The sailboat skipper will know his vessel and crew capability while the ship will most likely not. The sail boat skipper has a responsibility to try to achieve the best and safest procedure for his crew. Yes, this could be difficult in the stress of the moment and with different languages but it is the skippers responsibility to make his best effort if he thinks what's being suggested is manifestly unsafe for his crew. I believe you will find in practice that almost always the ships crew is quite willing to listen to the sail boat skipper and work with him to achieve the best possible outcome.
I will always remember the parting comment from a ukrainian radio operator on a ship after they helped us in the South Atlantic (they dropped us 20lts of motor oil
after we had gotten seawater into our engine
block): in broken English
"welcome, no problem, we all seamen together"

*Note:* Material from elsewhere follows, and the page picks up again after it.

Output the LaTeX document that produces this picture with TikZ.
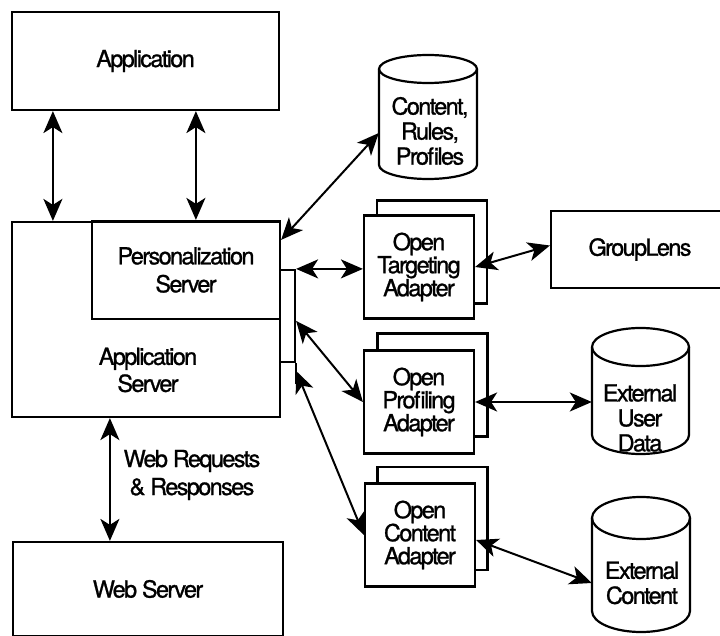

Originally Posted by psneeld
..but in most survival situations you often only have what you have on your back when things get ugly....
We can agree that of course once the rescue operation is in action things can get more messy with less time to react. But most of the 'rescues by ship' I am aware of were long developing and relatively slow processes with plenty of time to get out the right/best gear
(like a climbing harness) IF the crew is thinking ahead about the various scenarios and possibilities.